== WORK TO BE COMPLETED ==
Give every line back verbatim, dropping all images.

== RECORDED INFORMATION ==
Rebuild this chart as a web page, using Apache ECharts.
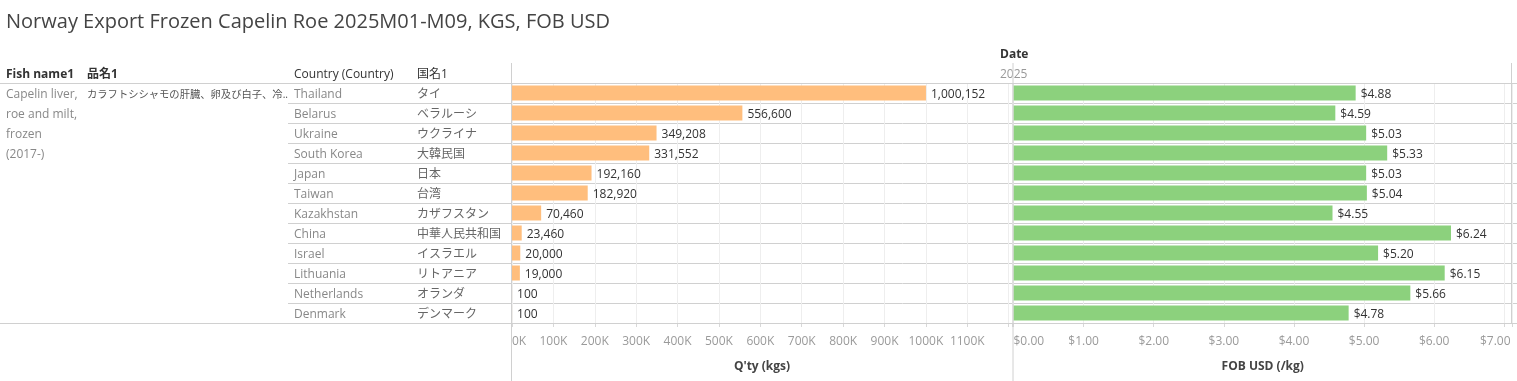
<!DOCTYPE html>
<html>
<head>
<meta charset="utf-8">
<script src="https://cdn.jsdelivr.net/npm/echarts@6/dist/echarts.min.js"></script>
<style>
  html, body { margin: 0; padding: 0; background: #fff; }
  #chart { width: 1517px; height: 381px; }
</style>
</head>
<body>
<div id="chart"></div>
<script>
// ---- data ----
const countries = ['Thailand', 'Belarus', 'Ukraine', 'South Korea', 'Japan', 'Taiwan', 'Kazakhstan', 'China', 'Israel', 'Lithuania', 'Netherlands', 'Denmark'];
const countriesJa = ['タイ', 'ベラルーシ', 'ウクライナ', '大韓民国', '日本', '台湾', 'カザフスタン', '中華人民共和国', 'イスラエル', 'リトアニア', 'オランダ', 'デンマーク'];
const qtyKgs = [1000152, 556600, 349208, 331552, 192160, 182920, 70460, 23460, 20000, 19000, 100, 100];
const fobUsdPerKg = [4.88, 4.59, 5.03, 5.33, 5.03, 5.04, 4.55, 6.24, 5.20, 6.15, 5.66, 4.78];
const titleText = 'Norway Export Frozen Capelin Roe 2025M01-M09, KGS, FOB USD';
const fishNameEn = 'Capelin liver,\nroe and milt,\nfrozen\n(2017-)';
const fishNameJa = 'カラフトシシャモの肝臓、卵及び白子、冷..';
const yearLabel = '2025';

// ---- layout ----
const FONT = '"Open Sans", "Noto Sans CJK JP", sans-serif';
const TOP = 83, ROWS_H = 240;
const Q_LEFT = 512, Q_W = 500;
const P_LEFT = 1013.5, P_W = 498.5;
const LINE = '#d0d0d0';
const DY = 2; // baseline nudge for Open Sans

const chart = echarts.init(document.getElementById('chart'), null, { renderer: 'canvas' });

const catIdx = countries.map((c, i) => i);

function txt(text, x, yCenter, font, fill, extra) {
  return Object.assign({
    type: 'text', x: x, y: yCenter + DY,
    style: { text: text, font: font, fill: fill, verticalAlign: 'middle', textAlign: 'left' }
  }, extra || {});
}

const option = {
  animation: false,
  textStyle: { fontFamily: FONT },
  grid: [
    { left: 288, right: 0, top: TOP, height: ROWS_H },
    { left: Q_LEFT, width: Q_W, top: TOP, height: ROWS_H },
    { left: P_LEFT, width: P_W, top: TOP, height: ROWS_H }
  ],
  xAxis: [
    { gridIndex: 0, type: 'value', show: false },
    {
      gridIndex: 1, type: 'value', min: 0, max: 1208000, interval: 100000,
      axisLine: { show: false },
      axisTick: { show: true, length: 4, lineStyle: { color: '#d8d8d8' } },
      splitLine: { show: true, lineStyle: { color: '#eeeeee' } },
      axisLabel: {
        margin: 13, color: '#9a9a9a', fontSize: 12, fontFamily: FONT,
        alignMinLabel: 'left',
        formatter: v => (v > 1100000 ? '' : (v / 1000) + 'K')
      },
      name: "Q'ty (kgs)", nameLocation: 'middle', nameGap: 38,
      nameTextStyle: { color: '#444', fontSize: 12, fontWeight: 'bold', fontFamily: FONT }
    },
    {
      gridIndex: 2, type: 'value', min: 0, max: 7.11, interval: 1,
      axisLine: { show: false },
      axisTick: { show: true, length: 4, lineStyle: { color: '#d8d8d8' } },
      splitLine: { show: true, lineStyle: { color: '#eeeeee' } },
      axisLabel: {
        margin: 13, color: '#9a9a9a', fontSize: 12, fontFamily: FONT,
        alignMinLabel: 'left',
        formatter: v => {
          if (v > 7.001) return '';
          const s = '$' + v.toFixed(2);
          return Math.abs(v - 7) < 1e-6 ? '{r|' + s + '}' : s;
        },
        rich: { r: { color: '#9a9a9a', fontSize: 12, fontFamily: FONT, padding: [0, 18, 0, 0] } }
      },
      name: 'FOB USD (/kg)', nameLocation: 'middle', nameGap: 38,
      nameTextStyle: { color: '#444', fontSize: 12, fontWeight: 'bold', fontFamily: FONT }
    }
  ],
  yAxis: [
    {
      gridIndex: 0, type: 'category', inverse: true, data: catIdx,
      axisLine: { show: false }, axisTick: { show: false },
      splitLine: { show: true, lineStyle: { color: LINE } },
      axisLabel: {
        inside: true, margin: 6, align: 'left',
        formatter: i => '{c|' + countries[i] + '}{j|' + countriesJa[i] + '}',
        rich: {
          c: { width: 123, color: '#888', fontSize: 12, fontFamily: FONT, padding: [2 * DY, 0, 0, 0] },
          j: { color: '#666', fontSize: 12, fontFamily: FONT, padding: [2 * DY, 0, 0, 0] }
        }
      }
    },
    { gridIndex: 1, type: 'category', inverse: true, data: countries, show: false },
    { gridIndex: 2, type: 'category', inverse: true, data: countries, show: false }
  ],
  series: [
    {
      type: 'bar', xAxisIndex: 1, yAxisIndex: 1, data: qtyKgs, barWidth: 15,
      itemStyle: { color: '#FFBE7D' },
      label: {
        show: true, position: 'right', distance: 5, offset: [0, DY], color: '#333', fontSize: 12, fontFamily: FONT,
        formatter: p => p.value.toLocaleString('en-US')
      }
    },
    {
      type: 'bar', xAxisIndex: 2, yAxisIndex: 2, data: fobUsdPerKg, barWidth: 15,
      itemStyle: { color: '#8CD17D' },
      label: {
        show: true, position: 'right', distance: 5, offset: [0, DY], color: '#333', fontSize: 12, fontFamily: FONT,
        formatter: p => '$' + p.value.toFixed(2)
      }
    }
  ],
  graphic: [
    txt(titleText, 6, 20, '20px ' + FONT, '#444'),
    txt('Date', 1000, 53, 'bold 12px ' + FONT, '#333'),
    txt(yearLabel, 1000, 73, '12px ' + FONT, '#999'),
    txt('Fish name1', 6, 73, 'bold 12px ' + FONT, '#333'),
    txt('品名1', 87, 73, 'bold 12px ' + FONT, '#333'),
    txt('Country (Country)', 294, 73, '12px ' + FONT, '#333'),
    txt('国名1', 417, 73, '12px ' + FONT, '#333'),
    { type: 'text', x: 6, y: 83 + DY, style: { text: fishNameEn, font: '12px ' + FONT, fill: '#888', lineHeight: 20 } },
    txt(fishNameJa, 87, 93, '10.3px ' + FONT, '#555'),
    { type: 'line', shape: { x1: 0, y1: TOP + 0.5, x2: 1517, y2: TOP + 0.5 }, style: { stroke: LINE, lineWidth: 1 }, z: 10 },
    { type: 'line', shape: { x1: 0, y1: TOP + ROWS_H + 0.5, x2: 1517, y2: TOP + ROWS_H + 0.5 }, style: { stroke: LINE, lineWidth: 1 }, z: 10 },
    { type: 'line', shape: { x1: Q_LEFT - 0.5, y1: 63, x2: Q_LEFT - 0.5, y2: 381 }, style: { stroke: LINE, lineWidth: 1 }, z: 10 },
    { type: 'line', shape: { x1: P_LEFT - 0.5, y1: 63, x2: P_LEFT - 0.5, y2: 381 }, style: { stroke: LINE, lineWidth: 1 }, z: 10 },
    { type: 'line', shape: { x1: P_LEFT + P_W - 0.5, y1: 63, x2: P_LEFT + P_W - 0.5, y2: TOP + ROWS_H }, style: { stroke: LINE, lineWidth: 1 }, z: 10 }
  ]
};

chart.setOption(option);
</script>
</body>
</html>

== RESPONSE ==
Rebuild this chart as a web page, using Apache ECharts.
<!DOCTYPE html>
<html>
<head>
<meta charset="utf-8">
<script src="https://cdn.jsdelivr.net/npm/echarts@6/dist/echarts.min.js"></script>
<style>
  html, body { margin: 0; padding: 0; background: #fff; }
  #chart { width: 1517px; height: 381px; }
</style>
</head>
<body>
<div id="chart"></div>
<script>
// ---- data ----
const countries = ['Thailand', 'Belarus', 'Ukraine', 'South Korea', 'Japan', 'Taiwan', 'Kazakhstan', 'China', 'Israel', 'Lithuania', 'Netherlands', 'Denmark'];
const countriesJa = ['タイ', 'ベラルーシ', 'ウクライナ', '大韓民国', '日本', '台湾', 'カザフスタン', '中華人民共和国', 'イスラエル', 'リトアニア', 'オランダ', 'デンマーク'];
const qtyKgs = [1000152, 556600, 349208, 331552, 192160, 182920, 70460, 23460, 20000, 19000, 100, 100];
const fobUsdPerKg = [4.88, 4.59, 5.03, 5.33, 5.03, 5.04, 4.55, 6.24, 5.20, 6.15, 5.66, 4.78];
const titleText = 'Norway Export Frozen Capelin Roe 2025M01-M09, KGS, FOB USD';
const fishNameEn = 'Capelin liver,\nroe and milt,\nfrozen\n(2017-)';
const fishNameJa = 'カラフトシシャモの肝臓、卵及び白子、冷..';
const yearLabel = '2025';

// ---- layout ----
const FONT = '"Open Sans", "Noto Sans CJK JP", sans-serif';
const TOP = 83, ROWS_H = 240;
const Q_LEFT = 512, Q_W = 500;
const P_LEFT = 1013.5, P_W = 498.5;
const LINE = '#d0d0d0';
const DY = 2; // baseline nudge for Open Sans

const chart = echarts.init(document.getElementById('chart'), null, { renderer: 'canvas' });

const catIdx = countries.map((c, i) => i);

function txt(text, x, yCenter, font, fill, extra) {
  return Object.assign({
    type: 'text', x: x, y: yCenter + DY,
    style: { text: text, font: font, fill: fill, verticalAlign: 'middle', textAlign: 'left' }
  }, extra || {});
}

const option = {
  animation: false,
  textStyle: { fontFamily: FONT },
  grid: [
    { left: 288, right: 0, top: TOP, height: ROWS_H },
    { left: Q_LEFT, width: Q_W, top: TOP, height: ROWS_H },
    { left: P_LEFT, width: P_W, top: TOP, height: ROWS_H }
  ],
  xAxis: [
    { gridIndex: 0, type: 'value', show: false },
    {
      gridIndex: 1, type: 'value', min: 0, max: 1208000, interval: 100000,
      axisLine: { show: false },
      axisTick: { show: true, length: 4, lineStyle: { color: '#d8d8d8' } },
      splitLine: { show: true, lineStyle: { color: '#eeeeee' } },
      axisLabel: {
        margin: 13, color: '#9a9a9a', fontSize: 12, fontFamily: FONT,
        alignMinLabel: 'left',
        formatter: v => (v > 1100000 ? '' : (v / 1000) + 'K')
      },
      name: "Q'ty (kgs)", nameLocation: 'middle', nameGap: 38,
      nameTextStyle: { color: '#444', fontSize: 12, fontWeight: 'bold', fontFamily: FONT }
    },
    {
      gridIndex: 2, type: 'value', min: 0, max: 7.11, interval: 1,
      axisLine: { show: false },
      axisTick: { show: true, length: 4, lineStyle: { color: '#d8d8d8' } },
      splitLine: { show: true, lineStyle: { color: '#eeeeee' } },
      axisLabel: {
        margin: 13, color: '#9a9a9a', fontSize: 12, fontFamily: FONT,
        alignMinLabel: 'left',
        formatter: v => {
          if (v > 7.001) return '';
          const s = '$' + v.toFixed(2);
          return Math.abs(v - 7) < 1e-6 ? '{r|' + s + '}' : s;
        },
        rich: { r: { color: '#9a9a9a', fontSize: 12, fontFamily: FONT, padding: [0, 18, 0, 0] } }
      },
      name: 'FOB USD (/kg)', nameLocation: 'middle', nameGap: 38,
      nameTextStyle: { color: '#444', fontSize: 12, fontWeight: 'bold', fontFamily: FONT }
    }
  ],
  yAxis: [
    {
      gridIndex: 0, type: 'category', inverse: true, data: catIdx,
      axisLine: { show: false }, axisTick: { show: false },
      splitLine: { show: true, lineStyle: { color: LINE } },
      axisLabel: {
        inside: true, margin: 6, align: 'left',
        formatter: i => '{c|' + countries[i] + '}{j|' + countriesJa[i] + '}',
        rich: {
          c: { width: 123, color: '#888', fontSize: 12, fontFamily: FONT, padding: [2 * DY, 0, 0, 0] },
          j: { color: '#666', fontSize: 12, fontFamily: FONT, padding: [2 * DY, 0, 0, 0] }
        }
      }
    },
    { gridIndex: 1, type: 'category', inverse: true, data: countries, show: false },
    { gridIndex: 2, type: 'category', inverse: true, data: countries, show: false }
  ],
  series: [
    {
      type: 'bar', xAxisIndex: 1, yAxisIndex: 1, data: qtyKgs, barWidth: 15,
      itemStyle: { color: '#FFBE7D' },
      label: {
        show: true, position: 'right', distance: 5, offset: [0, DY], color: '#333', fontSize: 12, fontFamily: FONT,
        formatter: p => p.value.toLocaleString('en-US')
      }
    },
    {
      type: 'bar', xAxisIndex: 2, yAxisIndex: 2, data: fobUsdPerKg, barWidth: 15,
      itemStyle: { color: '#8CD17D' },
      label: {
        show: true, position: 'right', distance: 5, offset: [0, DY], color: '#333', fontSize: 12, fontFamily: FONT,
        formatter: p => '$' + p.value.toFixed(2)
      }
    }
  ],
  graphic: [
    txt(titleText, 6, 20, '20px ' + FONT, '#444'),
    txt('Date', 1000, 53, 'bold 12px ' + FONT, '#333'),
    txt(yearLabel, 1000, 73, '12px ' + FONT, '#999'),
    txt('Fish name1', 6, 73, 'bold 12px ' + FONT, '#333'),
    txt('品名1', 87, 73, 'bold 12px ' + FONT, '#333'),
    txt('Country (Country)', 294, 73, '12px ' + FONT, '#333'),
    txt('国名1', 417, 73, '12px ' + FONT, '#333'),
    { type: 'text', x: 6, y: 83 + DY, style: { text: fishNameEn, font: '12px ' + FONT, fill: '#888', lineHeight: 20 } },
    txt(fishNameJa, 87, 93, '10.3px ' + FONT, '#555'),
    { type: 'line', shape: { x1: 0, y1: TOP + 0.5, x2: 1517, y2: TOP + 0.5 }, style: { stroke: LINE, lineWidth: 1 }, z: 10 },
    { type: 'line', shape: { x1: 0, y1: TOP + ROWS_H + 0.5, x2: 1517, y2: TOP + ROWS_H + 0.5 }, style: { stroke: LINE, lineWidth: 1 }, z: 10 },
    { type: 'line', shape: { x1: Q_LEFT - 0.5, y1: 63, x2: Q_LEFT - 0.5, y2: 381 }, style: { stroke: LINE, lineWidth: 1 }, z: 10 },
    { type: 'line', shape: { x1: P_LEFT - 0.5, y1: 63, x2: P_LEFT - 0.5, y2: 381 }, style: { stroke: LINE, lineWidth: 1 }, z: 10 },
    { type: 'line', shape: { x1: P_LEFT + P_W - 0.5, y1: 63, x2: P_LEFT + P_W - 0.5, y2: TOP + ROWS_H }, style: { stroke: LINE, lineWidth: 1 }, z: 10 }
  ]
};

chart.setOption(option);
</script>
</body>
</html>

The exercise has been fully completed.